La rhétorique consiste ici à travailler simultanément sur les deux registres de la description et de la définition, et l’ontologie à s’interroger sur l’identité d’un objet en questionnant la valeur et le nombre de ses attributs. On remarque cependant que l’une et l’autre ne se laissent distinguer que jusqu’à un certain point du texte au-delà duquel on entre dans une zone où les expériences sur la langue deviennent indiscernables des expériences sur les choses, la zone des « nuées », « poussées » et autres « nappes » dont Christophe Tarkos parle dans Le signe = (P.O.L, 1999, p. 28 et suivantes), zone dans laquelle, écrit-il, « les mots sont inutilisables », où « le sens vient exploser ». Ces termes ont l’air de relever de l’ordre des choses, mais il prend soin de préciser que ces nappes sont aussi des « durées de parlé », des « petits bouts de parlé », des « expressions » et que ces « expressions » ou « tirades » sont des « boulettes », des « poches d’eau », des « tas ». Une « nuée » est donc autant du côté de la langue que des choses. Elle est un état de langue qui est aussi un état de choses. Dans une « nuée », état de langue = état de choses. Mais cet état, il n’est pas donné, il faut le fabriquer. Impossible de se donner d’un coup le sens du « lait ». Il faut d’abord rendre le mot inutilisable, c’est-à-dire détruire sa signification. Il faut ensuite construire la « poussée » qu’est le « lait » et la « nappe » lactifiante qui en résulte. Il faut enfin faire sentir le sens de cette « poussée-nappe », produire le sentiment du lait, le « sentiment de maintenant » écrit-il dans Le signe = car c’est toujours maintenant qu’une « nappe » est construite et sentie.

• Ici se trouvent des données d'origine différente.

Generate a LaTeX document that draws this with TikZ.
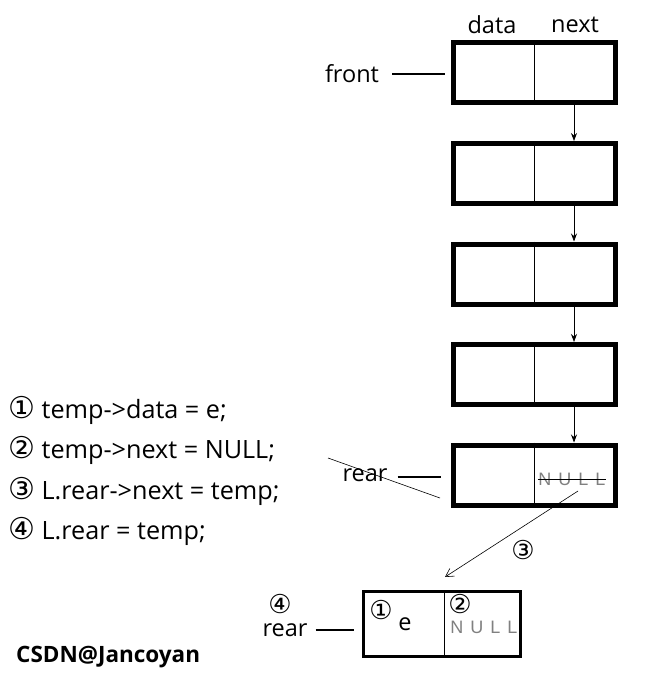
\documentclass[tikz,border=0pt]{standalone}
\usepackage{fontspec}
\setmainfont{Open Sans}
\newfontfamily\symfont{DejaVu Sans}
\newfontfamily\nulltextfont{Liberation Sans}
\usetikzlibrary{arrows.meta}
\colorlet{nullgray}{black!50}

\begin{document}
\begin{tikzpicture}[x=1pt,y=-1pt]
\tikzset{NodeBox/.style ={draw,line width=5pt,minimum width=162pt,minimum height=60pt,inner sep=0pt}}
\tikzset{NewBox/.style ={draw,line width=3pt,minimum width=157pt,minimum height=65pt,inner sep=0pt}}
\tikzset{LinkStyle/.style ={-{Stealth[length=8pt,width=6pt]},line width=0.7pt}}
\tikzset{PtrStyle/.style ={line width=2.8pt}}
\tikzset{Label/.style ={font=\fontsize{23.5}{26}\selectfont,inner sep=0pt}}
\tikzset{CodeLine/.style ={font=\fontsize{25.2}{28}\selectfont,inner sep=0pt,anchor=base west}}
\tikzset{NullStyle/.style ={font=\nulltextfont\fontsize{18}{20}\selectfont,text=nullgray,inner sep=0pt}}
\tikzset{Step/.style ={font=\symfont\fontsize{26}{28}\selectfont,inner sep=0pt}}
\newcommand{\stepmark}[1]{{\symfont\fontsize{30}{30}\selectfont #1}}
\useasboundingbox (0,0) rectangle (649,674);
% queue
\foreach \i in {0,...,4}
  \node[NodeBox] (b\i) at (534,{73+100.5*\i}) {};
\foreach \i in {0,...,4}
  \draw[line width=0.8pt] (b\i.north) -- (b\i.south);
\foreach \i [evaluate=\i as \j using int(\i+1)] in {0,...,3}
  \draw[LinkStyle] ([xshift=40pt]b\i.south) -- ([xshift=40pt]b\j.north);
\node[Label] (data) at (492,25) {data};
\node[Label] (next) at (575,25) {next};
\node[Label] (front) at (352,74) {front};
\draw[PtrStyle] ([xshift=13pt]front.east) -- ([xshift=-6pt]b0.west |- front.east);
% old rear
\node[Label] (rear) at (365,475) {rear};
\draw[PtrStyle] ([xshift=10pt,yshift=-2pt]rear.east) -- ([xshift=-10pt,yshift=-2pt]b4.west |- rear.east);
\coordinate (cross1) at (328,458);
\coordinate (cross2) at (440,498);
\draw[line width=0.6pt] (cross1) -- (cross2);
\node[NullStyle] (null) at (572,479) {N\hspace{7pt}U\hspace{7pt}L\hspace{7pt}L};
\draw[line width=0.8pt] (null.west) -- (null.east);
% new node
\node[NewBox] (temp) at (442,624) {};
\draw[line width=0.8pt] (444,590) -- (444,658);
\node[Step] (s1) at (381,610) {①};
\node[Label] (e) at (405,624) {e};
\node[Step] (s2) at (460,604) {②};
\node[NullStyle] (null2) at (484,627) {N\hspace{7pt}U\hspace{7pt}L\hspace{7pt}L};
\coordinate (tail) at (578,491);
\coordinate (head) at (445,577);
\draw[-{Straight Barb[length=8pt,width=9pt]},line width=0.6pt] (tail) -- (head);
\node[Step] (s3) at (523,550) {③};
\node[Step] (s4) at (280,604) {④};
\node[Label] (rear2) at (285,630) {rear};
\draw[PtrStyle] ([xshift=8pt]rear2.east) -- ([xshift=-8pt]temp.west |- rear2.east);
% code
\node[CodeLine] (c1) at (8,418) {\stepmark{①} temp->data = e;};
\node[CodeLine] (c2) at (8,458) {\stepmark{②} temp->next = NULL;};
\node[CodeLine] (c3) at (8,499) {\stepmark{③} L.rear->next = temp;};
\node[CodeLine] (c4) at (8,539) {\stepmark{④} L.rear = temp;};
\node[font=\bfseries\fontsize{22.5}{24}\selectfont,anchor=west,inner sep=0pt] (mark) at (16,657) {CSDN@Jancoyan};
\end{tikzpicture}
\end{document}
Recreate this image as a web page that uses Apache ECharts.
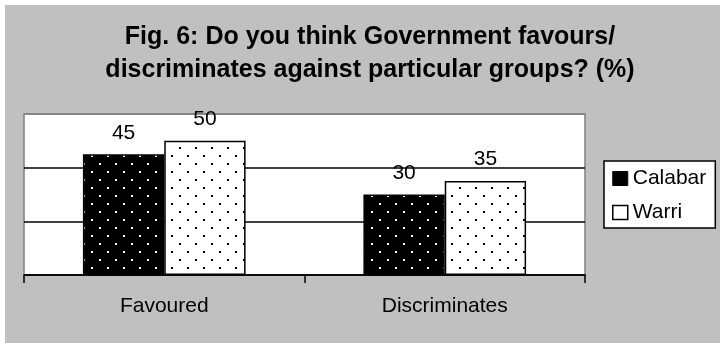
<!DOCTYPE html>
<html>
<head>
<meta charset="utf-8">
<script src="https://cdn.jsdelivr.net/npm/echarts@6/dist/echarts.min.js"></script>
<style>
    html, body { margin: 0; padding: 0; background: #fff; }
    #chart { width: 720px; height: 345px; }
</style>
</head>
<body>
<div id="chart"></div>
<script>
// data
var categories = ['Favoured', 'Discriminates'];
var seriesNames = ['Calabar', 'Warri'];
var calabarValues = [45, 30];
var warriValues = [50, 35];
var yTicks = [0, 20, 40, 60];

// dotted fill like the old Excel patterns
function dotPattern(bg, dot) {
    var c = document.createElement('canvas');
    c.width = 16;
    c.height = 16;
    var ctx = c.getContext('2d');
    ctx.fillStyle = bg;
    ctx.fillRect(0, 0, 16, 16);
    ctx.fillStyle = dot;
    ctx.fillRect(3, 3, 2, 2);
    ctx.fillRect(11, 11, 2, 2);
    return c;
}

var chart = echarts.init(document.getElementById('chart'));
var font = 'Liberation Sans, Arial, sans-serif';

var option = {
    backgroundColor: '#fff',
    animation: false,
    graphic: [{
        type: 'rect',
        z: -100,
        shape: { x: 5, y: 5, width: 715, height: 338 },
        style: { fill: '#c0c0c0' },
        silent: true
    }],
    title: {
        text: 'Fig. 6: Do you think Government favours/\ndiscriminates against particular groups? (%)',
        left: 365,
        textAlign: 'center',
        top: 16,
        textStyle: {
            fontFamily: font,
            fontSize: 25,
            fontWeight: 'bold',
            color: '#000',
            lineHeight: 33
        }
    },
    legend: {
        orient: 'vertical',
        left: 604,
        top: 161,
        padding: [7, 9, 5, 8],
        itemWidth: 15,
        itemHeight: 14,
        itemGap: 13,
        backgroundColor: '#fff',
        borderColor: '#000',
        borderWidth: 1.5,
        borderRadius: 0,
        icon: 'rect',
        textStyle: { fontFamily: font, fontSize: 21, color: '#000', lineHeight: 21 },
        data: [
            { name: seriesNames[0], itemStyle: { color: '#000', borderColor: '#000', borderWidth: 1 } },
            { name: seriesNames[1], itemStyle: { color: '#fff', borderColor: '#000', borderWidth: 1.5 } }
        ]
    },
    grid: {
        left: 24,
        right: 135,
        top: 114,
        bottom: 70,
        show: true,
        backgroundColor: '#fff',
        borderColor: '#808080',
        borderWidth: 1.5
    },
    xAxis: {
        type: 'category',
        data: categories,
        axisLine: { lineStyle: { color: '#000', width: 1.5 } },
        axisTick: { show: true, length: 8, lineStyle: { color: '#000', width: 1.5 } },
        axisLabel: { fontFamily: font, fontSize: 21, color: '#000', margin: 21 }
    },
    yAxis: {
        type: 'value',
        min: yTicks[0],
        max: yTicks[yTicks.length - 1],
        interval: yTicks[1] - yTicks[0],
        axisLabel: { show: false },
        axisLine: { show: false },
        axisTick: { show: false },
        splitLine: {
            lineStyle: { color: ['#000', '#000', '#000', '#808080'], width: 1.5 }
        }
    },
    series: [{
        name: seriesNames[0],
        type: 'bar',
        barGap: '0%',
        barCategoryGap: '42%',
        data: calabarValues,
        itemStyle: {
            color: { image: dotPattern('#000', '#fff'), repeat: 'repeat' },
            borderColor: '#000',
            borderWidth: 1.5
        },
        label: {
            show: true,
            position: 'top',
            distance: 11,
            fontFamily: font,
            fontSize: 21,
            color: '#000'
        }
    }, {
        name: seriesNames[1],
        type: 'bar',
        data: warriValues,
        itemStyle: {
            color: { image: dotPattern('#fff', '#000'), repeat: 'repeat' },
            borderColor: '#000',
            borderWidth: 1.5
        },
        label: {
            show: true,
            position: 'top',
            distance: 11,
            fontFamily: font,
            fontSize: 21,
            color: '#000'
        }
    }]
};
chart.setOption(option);
</script>
</body>
</html>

Ontologie et rhétorique sont donc des moyens pour fabriquer ces « états » où langue et choses cessent d’être discernables. C’est pourquoi il n’y a pas à proprement parler de rhétorique ni d’ontologie tarkosienne, mais un usage indéfiniment varié et inventif de la rhétorique et de l’ontologie (je devrais dire des ontologies tant diverses sont celles
auxquelles il a recours).



Il semble pourtant bien qu’il y ait chez Christophe Tarkos un discours sur l’être. N’écrit-il pas dans Le signe = (p. 32) : « Pâte-mot est la substance », autrement dit l’essence de tout ce qui EST? Une « compote » ou un « sac » de mots, d’expressions, de parlé, de pensées, de sensations, de sentiments et de choses, mais à ce point collés les uns aux autres, englués les uns dans les autres qu’on ne peut qu’artificiellement les distinguer. Je répondrais qu’il s’agit moins là d’un discours que d’un postulat méthodologique sans lequel les états qu’il fabrique dans ces textes seraient inappréhendables (et donc sans effets). « Pâte-mot » ne peut en effet être décrite dans la mesure où on ne peut le faire que du dedans - ou depuis ses « bords ». Elle doit être vécue — sentie — pour être pensée. C’est donc toujours localement, depuis un certain point en elle ou sur ses « bords », qu’on l’appréhende. C’est pourquoi on n’en aura jamais fini avec « pâte-mot », qu’il faudra toujours recommencer le processus qui mène à la « nuée » et que celle-ci sera à chaque fois
différente parce que chaque processus est singulier, non itérable. Ce qui n’empêche nullement de dire la vérité. « Avec la pâte et la poussée on peut dire la vérité » (Le signe =, p. 36). Dire la vérité, c’est faire un avec la pâte, c’est fabriquer une poussée qui rende indiscernable chose et langue, c’est faire corps avec le mouvement qui indiscerne chose et langue. Une expérience dont on ne peut rien conclure sinon qu’elle est possible puisqu’elle a eu lieu. C’est la grande leçon tarkosienne : on peut dire la vérité et la dire ne nous apprend rien mais instille en nous le désir de la redire autrement. Ad libitum.